(Rows from a dataset)

★ ★ ★

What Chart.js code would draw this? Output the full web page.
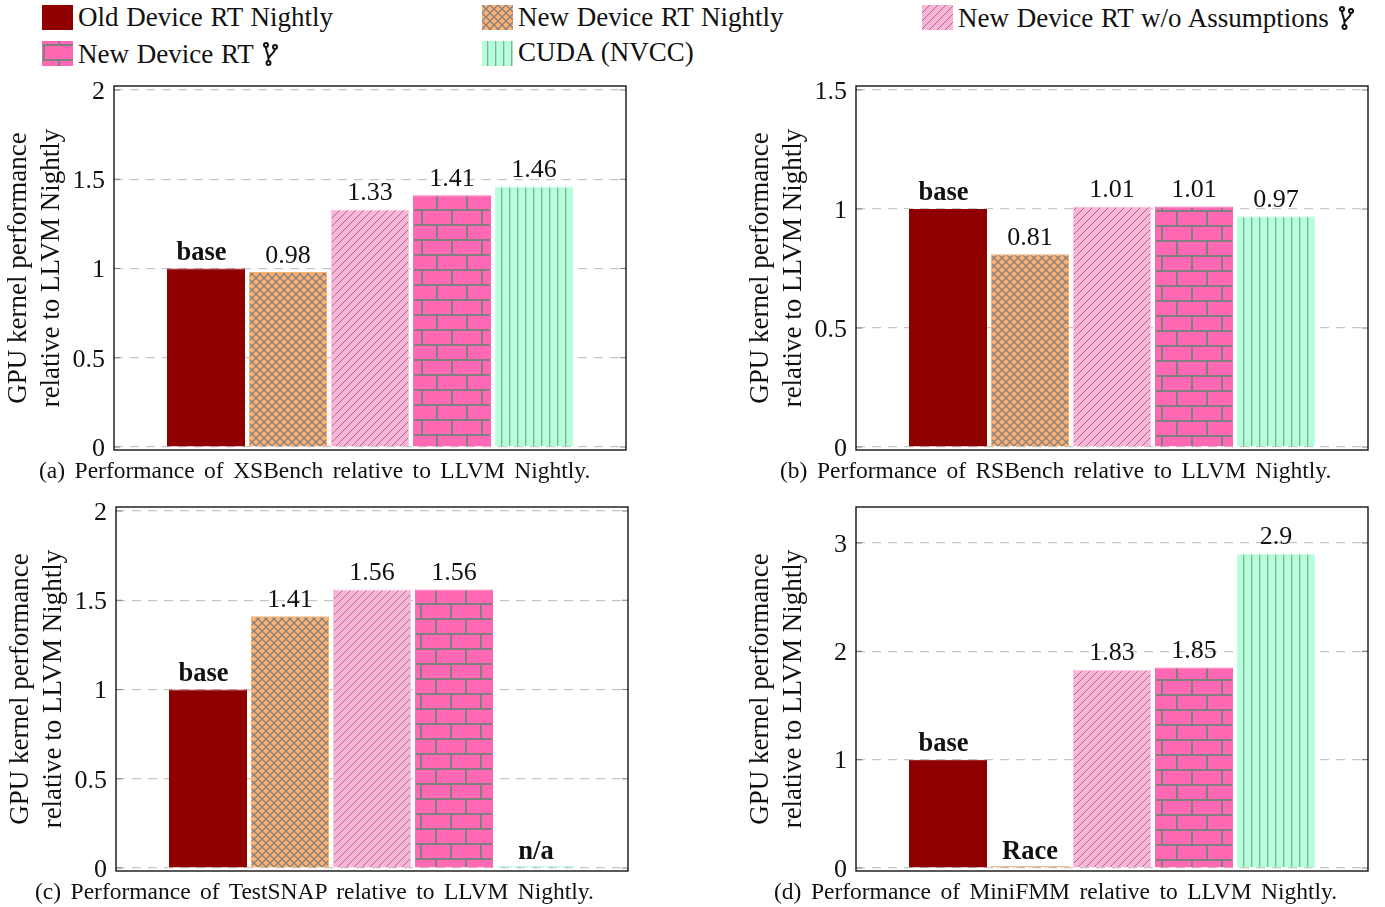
<!DOCTYPE html>
<html><head><meta charset="utf-8">
<style>
html,body{margin:0;padding:0;background:#fff;width:1385px;height:907px;overflow:hidden}
canvas.chart{position:absolute}
.t{position:absolute;font-family:"Liberation Serif",serif;color:#111;white-space:nowrap;line-height:30px}
.leg{font-size:27px;word-spacing:1px}
.cap{font-size:23.5px;word-spacing:3.6px}
.sw{position:absolute;width:31px;height:25px}
.fork{display:inline-block;vertical-align:-3px;margin-left:2px}
</style>
<script src="https://cdn.jsdelivr.net/npm/chart.js@4"></script>
</head><body>
<div id="page"></div>
<script>
// ---- data ----
const benchmarks = ['XSBench','RSBench','TestSNAP','MiniFMM'];
const seriesNames = ['Old Device RT Nightly','New Device RT Nightly','New Device RT w/o Assumptions','New Device RT','CUDA (NVCC)'];
const oldRT    = [1, 1, 1, 1];
const newRT    = [0.98, 0.81, 1.41, 0.01];
const noAssume = [1.33, 1.01, 1.56, 1.83];
const newBranch= [1.41, 1.01, 1.56, 1.85];
const cuda     = [1.46, 0.97, 0.01, 2.9];
const oldLabels    = ['base','base','base','base'];
const newLabels    = ['0.98','0.81','1.41','Race'];
const noAssumeLabels = ['1.33','1.01','1.56','1.83'];
const branchLabels = ['1.41','1.01','1.56','1.85'];
const cudaLabels   = ['1.46','0.97','n/a','2.9'];
const tickSetA = [0,0.5,1,1.5,2];
const tickSetB = [0,0.5,1,1.5];
const tickSetD = [0,1,2,3];
const yTicks = [tickSetA, tickSetB, tickSetA, tickSetD];
const yMin = [-0.0168,-0.0126,-0.0168,-0.0277];
const yMax = [2.0224,1.5168,2.0224,3.332];
const axisTitle = ['GPU kernel performance','relative to LLVM Nightly'];

// ---- layout ----
const panels = [
 {left:0,  top:70, brick:[436,195]},
 {left:742,top:70, brick:[1176,211]},
 {left:2,  top:491,brick:[435,589]},
 {left:742,top:491,brick:[1176,785]}
];
const captions = [
 ['(a) Performance of XSBench relative to LLVM Nightly.',39,454.5],
 ['(b) Performance of RSBench relative to LLVM Nightly.',780,454.5],
 ['(c) Performance of TestSNAP relative to LLVM Nightly.',35,875.5],
 ['(d) Performance of MiniFMM relative to LLVM Nightly.',774,875.5]
];
const GRAY='#808080';
const colors={red:'#8f0000',orange:'#ffb172',pink:'#ffb3d9',hot:'#ff69b4',aqua:'#b3ffda'};

function tile(w,h,bg,draw){
  const c=document.createElement('canvas');c.width=w;c.height=h;
  const x=c.getContext('2d');x.fillStyle=bg;x.fillRect(0,0,w,h);
  x.strokeStyle=GRAY;x.fillStyle=GRAY;draw(x);return c;
}
const tiles={
 cross:tile(8,8,colors.orange,x=>{x.lineWidth=1.25;x.beginPath();
   x.moveTo(0,0);x.lineTo(8,8);x.moveTo(8,0);x.lineTo(0,8);x.stroke();}),
 hatch:tile(8,8,colors.pink,x=>{x.lineWidth=1;x.beginPath();
   x.moveTo(-1,9);x.lineTo(9,-1);x.moveTo(-1,1);x.lineTo(1,-1);x.moveTo(7,9);x.lineTo(9,7);x.stroke();}),
 brick:tile(30,30,colors.hot,x=>{
   x.fillRect(0,14,30,2);x.fillRect(0,29,30,1);x.fillRect(0,0,30,1);
   x.fillRect(0,0,2,15);x.fillRect(15,15,2,15);}),
 vline:tile(8,8,colors.aqua,x=>{x.fillStyle='#8fa89b';x.fillRect(5,0,1.3,8);})
};
function pat(ctx,t,dx,dy){
  const p=ctx.createPattern(t,'repeat');
  p.setTransform(new DOMMatrix().translate(dx,dy));return p;
}

// ---- charts ----
const barBorders=[colors.red,colors.orange,'#ffc4e0',colors.hot,'#c4ffe3'];
const inkPlugin={
  id:'ink',
  beforeDatasetsDraw(c){
    const g=c.ctx,a=c.chartArea,s=c.scales.y;
    g.save();g.strokeStyle=GRAY;g.lineWidth=1.2;
    s.ticks.forEach(t=>{const y=s.getPixelForValue(t.value);
      g.beginPath();g.moveTo(a.left,y);g.lineTo(a.left+6,y);g.moveTo(a.right-6,y);g.lineTo(a.right,y);g.stroke();});
    g.restore();
  },
  afterDatasetsDraw(c,args,o){
    const g=c.ctx,a=c.chartArea;
    g.save();g.strokeStyle='#000';g.lineWidth=1.3;g.strokeRect(a.left,a.top,a.right-a.left,a.bottom-a.top);
    g.textAlign='center';g.textBaseline='alphabetic';g.fillStyle='#111';
    c.data.datasets.forEach((d,i)=>{
      const el=c.getDatasetMeta(i).data[0],txt=d.valueText;
      const bold=isNaN(parseFloat(txt));
      g.font=(bold?'bold 26.5px':'26px')+' "Liberation Serif"';
      const gap=txt==='base'?8.5:bold?7:9.5;
      g.fillText(txt,el.x-(txt==='base'?4.5:0),el.y-gap);
    });
    g.restore();
  }
};
const page=document.getElementById('page');
panels.forEach((p,i)=>{
  const cv=document.createElement('canvas');cv.className='chart';
  cv.width=640;cv.height=395;cv.style.left=p.left+'px';cv.style.top=p.top+'px';
  cv.style.width='640px';cv.style.height='395px';
  page.appendChild(cv);
  const ctx=cv.getContext('2d');
  const fills=[colors.red,
    pat(ctx,tiles.cross,0,0),pat(ctx,tiles.hatch,0,0),
    pat(ctx,tiles.brick,p.brick[0]-p.left,p.brick[1]-p.top),pat(ctx,tiles.vline,0,0)];
  const vals=[oldRT,newRT,noAssume,newBranch,cuda];
  const txt=[oldLabels,newLabels,noAssumeLabels,branchLabels,cudaLabels];
  new Chart(ctx,{
    type:'bar',
    data:{labels:[benchmarks[i]],datasets:seriesNames.map((n,k)=>({
      label:n,data:[vals[k][i]],valueText:txt[k][i],backgroundColor:fills[k],
      borderColor:barBorders[k],borderWidth:1,borderSkipped:'bottom',minBarLength:2,
      categoryPercentage:410/512,barPercentage:78/82}))},
    options:{
      responsive:false,animation:false,devicePixelRatio:1,
      layout:{autoPadding:false,padding:{left:0,right:14,top:16,bottom:15}},
      plugins:{legend:{display:false},tooltip:{enabled:false}},
      scales:{
        x:{display:false},
        y:{min:yMin[i],max:yMax[i],
           afterBuildTicks:s=>{s.ticks=yTicks[i].map(v=>({value:v}));},
           afterFit:s=>{s.width=114;s.paddingTop=0;s.paddingBottom=0;},
           border:{display:false,dash:[9,7]},
           grid:{color:'#c6c6c6',lineWidth:1.2,drawTicks:false},
           ticks:{padding:9,labelOffset:2,color:'#111',font:{family:'"Liberation Serif"',size:26},
             callback:v=>String(v)},
           title:{display:true,text:axisTitle,color:'#111',padding:{top:2,bottom:0},
             font:{family:'"Liberation Serif"',size:27,lineHeight:1.22}}
        }
      }
    },
    plugins:[inkPlugin]
  });
});

// ---- legend and captions ----
const forkSvg='<svg class="fork" width="15" height="24" viewBox="0 0 15 24" fill="none" stroke="#111" stroke-width="2">'+
 '<circle cx="3" cy="3" r="2"/><circle cx="12" cy="5" r="2"/><circle cx="5.5" cy="21" r="2"/>'+
 '<path d="M3 5 C3 11 6 11 5.5 19 M12 7 C11.5 12 7 12 5.8 16"/></svg>';
const legend=[
 [seriesNames[0],42,5,null,78,2,false,colors.red],
 [seriesNames[1],482,5,'cross',518,2,false],
 [seriesNames[2],922,5,'hatch',958,3,true],
 [seriesNames[3],42,41,'brick',78,39,true],
 [seriesNames[4],482,41,'vline',518,37,false]
];
legend.forEach(l=>{
  const sw=document.createElement('div');sw.className='sw';sw.style.left=l[1]+'px';sw.style.top=l[2]+'px';
  if(l[3]){sw.style.backgroundImage='url('+tiles[l[3]].toDataURL()+')';
    if(l[3]==='brick')sw.style.backgroundPosition='1px 4px';}
  else sw.style.background=l[7];
  page.appendChild(sw);
  const t=document.createElement('div');t.className='t leg';t.style.left=l[4]+'px';t.style.top=l[5]+'px';
  t.innerHTML=l[0]+(l[6]?' '+forkSvg:'');
  page.appendChild(t);
});
captions.forEach(c=>{
  const t=document.createElement('div');t.className='t cap';t.textContent=c[0];
  t.style.left=c[1]+'px';t.style.top=c[2]+'px';page.appendChild(t);
});
</script>
</body></html>
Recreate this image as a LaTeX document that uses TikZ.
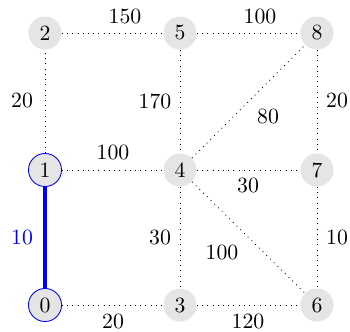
\documentclass[tikz,border=0pt]{standalone}
\begin{document}
\begin{tikzpicture}[x=0.46pt,y=-0.46pt,
  vert/.style={circle,fill=gray!20,inner sep=0pt,minimum size=15.2pt},
  hl/.style={draw=blue},
  edge/.style={dotted,thin},
  tree/.style={blue,line width=1.9pt},
  lbl/.style={inner sep=0pt}]
\useasboundingbox (0,0) rectangle (350,332);
\node[vert,hl] (n0) at (45,305) {0};
\node[vert,hl] (n1) at (45,170) {1};
\node[vert] (n2) at (45,33) {2};
\node[vert] (n3) at (180,305) {3};
\node[vert] (n4) at (180,170) {4};
\node[vert] (n5) at (180,33) {5};
\node[vert] (n6) at (317,305) {6};
\node[vert] (n7) at (317,170) {7};
\node[vert] (n8) at (317,33) {8};
\draw[tree] (n0) -- (n1);
\draw[edge] (n1) -- (n2);
\draw[edge] (n2) -- (n5);
\draw[edge] (n5) -- (n8);
\draw[edge] (n5) -- (n4);
\draw[edge] (n4) -- (n8);
\draw[edge] (n8) -- (n7);
\draw[edge] (n1) -- (n4);
\draw[edge] (n4) -- (n7);
\draw[edge] (n4) -- (n3);
\draw[edge] (n4) -- (n6);
\draw[edge] (n7) -- (n6);
\draw[edge] (n0) -- (n3);
\draw[edge] (n3) -- (n6);
\node[lbl] (l25) at (125,17) {150};
\node[lbl] (l58) at (260,17) {100};
\node[lbl] (l12) at (22,101) {20};
\node[lbl] (l45) at (155,101) {170};
\node[lbl] (l48) at (268,117) {80};
\node[lbl] (l78) at (337,101) {20};
\node[lbl] (l14) at (113,153) {100};
\node[lbl] (l47) at (248,186) {30};
\node[lbl,blue] (l01) at (22,237) {10};
\node[lbl] (l34) at (160,237) {30};
\node[lbl] (l46) at (222,253) {100};
\node[lbl] (l67) at (337,237) {10};
\node[lbl] (l03) at (113,321) {20};
\node[lbl] (l36) at (248,321) {120};
\end{tikzpicture}
\end{document}
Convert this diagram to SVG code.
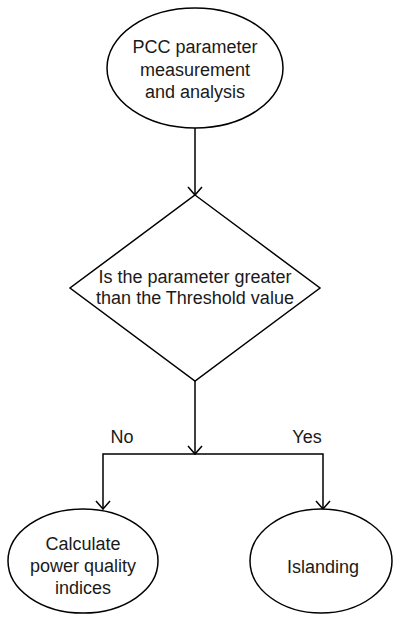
<svg xmlns="http://www.w3.org/2000/svg" width="394" height="618" viewBox="0 0 394 618">
  <style>
    .shape { fill: #ffffff; stroke: #000000; stroke-width: 1.5; }
    .edge { fill: none; stroke: #000000; stroke-width: 1.5; }
    .label { font-family: "Liberation Sans", Arial, sans-serif; font-size: 18px; fill: #1a1a1a; text-anchor: middle; }
  </style>
  <defs>
    <!-- open V arrowhead, tip on the line end -->
    <marker id="arrow" viewBox="0 0 12 16" refX="10" refY="8" markerWidth="12" markerHeight="16" markerUnits="userSpaceOnUse" orient="auto">
      <path d="M2,1 L10,8 L2,15" fill="none" stroke="#000000" stroke-width="1.5"/>
    </marker>
  </defs>
  <rect width="394" height="618" fill="#ffffff"/>

  <g id="connectors">
    <path class="edge" d="M195,128 L195,195" marker-end="url(#arrow)"/>
    <path class="edge" d="M195,381 L195,454" marker-end="url(#arrow)"/>
    <path class="edge" d="M195,454 L103,454 L103,509" marker-end="url(#arrow)"/>
    <path class="edge" d="M195,454 L323,454 L323,509" marker-end="url(#arrow)"/>
    <text class="label" x="122" y="443">No</text>
    <text class="label" x="307" y="443">Yes</text>
  </g>

  <g id="start">
    <ellipse class="shape" cx="195" cy="68" rx="88" ry="60"/>
    <text class="label" x="195" y="53">PCC parameter</text>
    <text class="label" x="195" y="76">measurement</text>
    <text class="label" x="195" y="98">and analysis</text>
  </g>

  <g id="decision">
    <polygon class="shape" points="195,195 320,288 195,381 70,288"/>
    <text class="label" x="195" y="283">Is the parameter greater</text>
    <text class="label" x="195" y="304">than the Threshold value</text>
  </g>

  <g id="quality">
    <ellipse class="shape" cx="83" cy="561" rx="75" ry="52"/>
    <text class="label" x="83" y="550">Calculate</text>
    <text class="label" x="83" y="572">power quality</text>
    <text class="label" x="83" y="594">indices</text>
  </g>

  <g id="islanding">
    <ellipse class="shape" cx="321" cy="561" rx="71" ry="52"/>
    <text class="label" x="323" y="573">Islanding</text>
  </g>
</svg>
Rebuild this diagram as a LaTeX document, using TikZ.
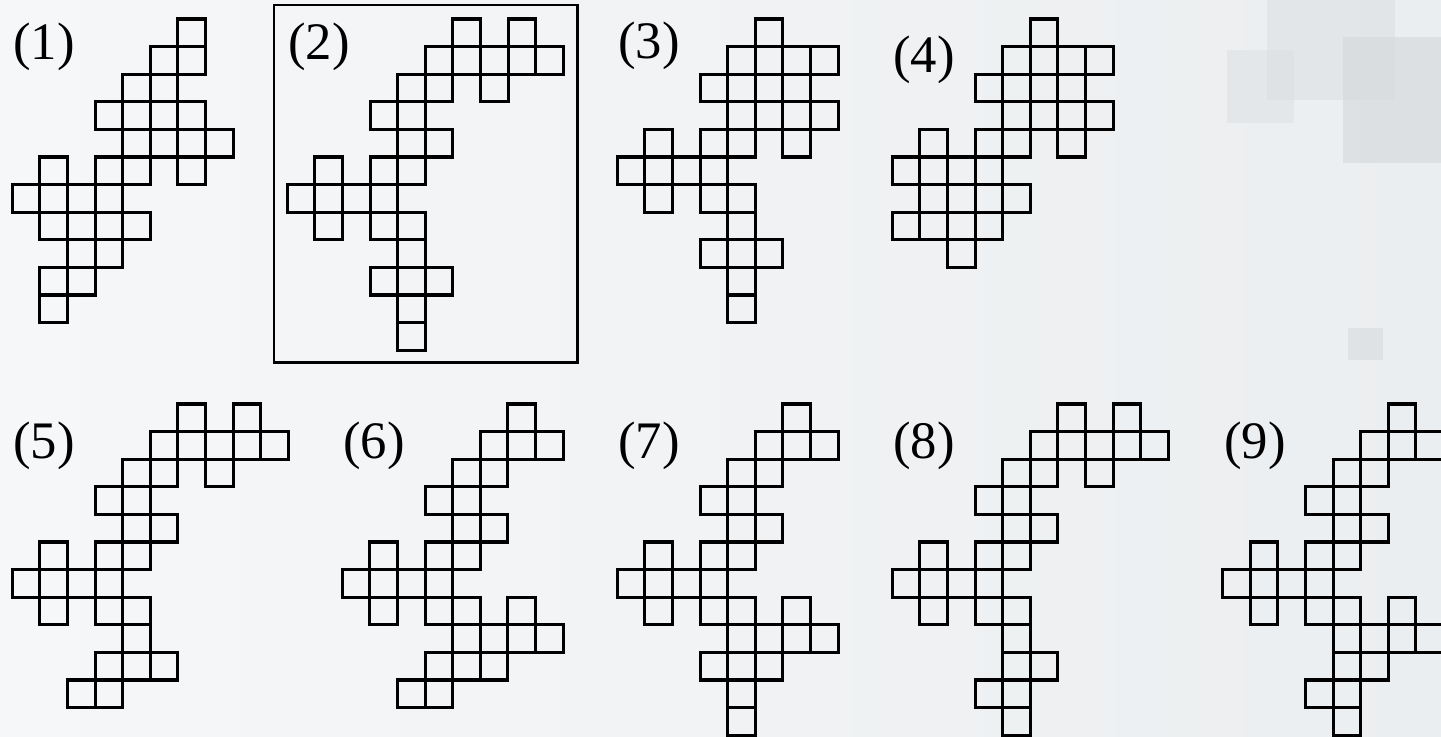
\documentclass[tikz,border=0pt]{standalone}
\usepackage{fontspec}
\setmainfont{Liberation Serif}
\definecolor{bgL}{HTML}{F6F7F8}
\definecolor{bgR}{HTML}{EBEEF0}
\definecolor{decoA}{HTML}{DCE0E3}
\definecolor{decoB}{HTML}{D3D8DB}
\tikzset{
  cell/.style={draw=black,line width=1.8pt,line join=miter},
  lbl/.style={inner sep=0pt,font=\fontsize{30}{34}\selectfont},
  frame/.style={draw=black,line width=1.5pt}
}
\newcommand\figcells[3]{%
  \begin{scope}[shift={(#1,#2)}]
    \foreach \c/\r in {#3} \draw[cell] (\c*27.6,\r*27.6) rectangle ++(27.6,27.6);
  \end{scope}}
\begin{document}
\begin{tikzpicture}[x=0.02cm,y=-0.02cm]
\useasboundingbox (0,0) rectangle (1441,737);
\clip (0,0) rectangle (1441,737);
% background
\fill[left color=bgL,right color=bgR] (0,0) rectangle (1441,737);
\fill[decoA,opacity=0.6] (1267,0) rectangle (1395,100);
\fill[decoA,opacity=0.5] (1227,50) rectangle (1294,123);
\fill[decoB,opacity=0.6] (1343,37) rectangle (1441,163);
\fill[decoB,opacity=0.5] (1348,328) rectangle (1383,360);
% figure 1
\node[lbl] (l1) at (44,47) {(1)};
\figcells{12.3}{19}{6/0,5/1,6/1,4/2,5/2,3/3,4/3,5/3,6/3,4/4,5/4,6/4,7/4,1/5,3/5,4/5,6/5,0/6,1/6,2/6,3/6,1/7,2/7,3/7,4/7,2/8,3/8,1/9,2/9,1/10}
% figure 2
\draw[frame] (274,5) rectangle (577.3,362.7);
\node[lbl] (l2) at (319,47) {(2)};
\figcells{287.3}{19}{6/0,8/0,5/1,6/1,7/1,8/1,9/1,4/2,5/2,7/2,3/3,4/3,4/4,5/4,1/5,3/5,4/5,0/6,1/6,2/6,3/6,1/7,3/7,4/7,4/8,3/9,4/9,5/9,4/10,4/11}
% figure 3
\node[lbl] (l3) at (649,46) {(3)};
\figcells{617.3}{19}{5/0,4/1,5/1,6/1,7/1,3/2,4/2,5/2,6/2,4/3,5/3,6/3,7/3,1/4,3/4,4/4,6/4,0/5,1/5,2/5,3/5,1/6,3/6,4/6,4/7,3/8,4/8,5/8,4/9,4/10}
% figure 4
\node[lbl] (l4) at (924,60) {(4)};
\figcells{892.3}{19}{5/0,4/1,5/1,6/1,7/1,3/2,4/2,5/2,6/2,4/3,5/3,6/3,7/3,1/4,3/4,4/4,6/4,0/5,1/5,2/5,3/5,1/6,2/6,3/6,4/6,0/7,1/7,2/7,3/7,2/8}
% figure 5
\node[lbl] (l5) at (44,446) {(5)};
\figcells{12.3}{404}{6/0,8/0,5/1,6/1,7/1,8/1,9/1,4/2,5/2,7/2,3/3,4/3,4/4,5/4,1/5,3/5,4/5,0/6,1/6,2/6,3/6,1/7,3/7,4/7,4/8,3/9,4/9,5/9,2/10,3/10}
% figure 6
\node[lbl] (l6) at (374,446) {(6)};
\figcells{342.3}{404}{6/0,5/1,6/1,7/1,4/2,5/2,3/3,4/3,4/4,5/4,1/5,3/5,4/5,0/6,1/6,2/6,3/6,1/7,3/7,4/7,6/7,4/8,5/8,6/8,7/8,3/9,4/9,5/9,2/10,3/10}
% figure 7
\node[lbl] (l7) at (649,446) {(7)};
\figcells{617.3}{404}{6/0,5/1,6/1,7/1,4/2,5/2,3/3,4/3,4/4,5/4,1/5,3/5,4/5,0/6,1/6,2/6,3/6,1/7,3/7,4/7,6/7,4/8,5/8,6/8,7/8,3/9,4/9,5/9,4/10,4/11}
% figure 8
\node[lbl] (l8) at (924,446) {(8)};
\figcells{892.3}{404}{6/0,8/0,5/1,6/1,7/1,8/1,9/1,4/2,5/2,7/2,3/3,4/3,4/4,5/4,1/5,3/5,4/5,0/6,1/6,2/6,3/6,1/7,3/7,4/7,4/8,4/9,5/9,3/10,4/10,4/11}
% figure 9
\node[lbl] (l9) at (1255,446) {(9)};
\figcells{1222.7}{404}{6/0,5/1,6/1,7/1,4/2,5/2,3/3,4/3,4/4,5/4,1/5,3/5,4/5,0/6,1/6,2/6,3/6,1/7,3/7,4/7,6/7,4/8,5/8,6/8,7/8,4/9,5/9,3/10,4/10,4/11}
\end{tikzpicture}
\end{document}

★ ★ ★

Pull out and copy each line containing the string "this".

Answer to the problem:
What Chart.js code would draw this? Output the full web page.
Recreate this image as a LaTeX document that uses TikZ.
Convert this diagram to SVG code.
Rebuild this diagram as a LaTeX document, using TikZ.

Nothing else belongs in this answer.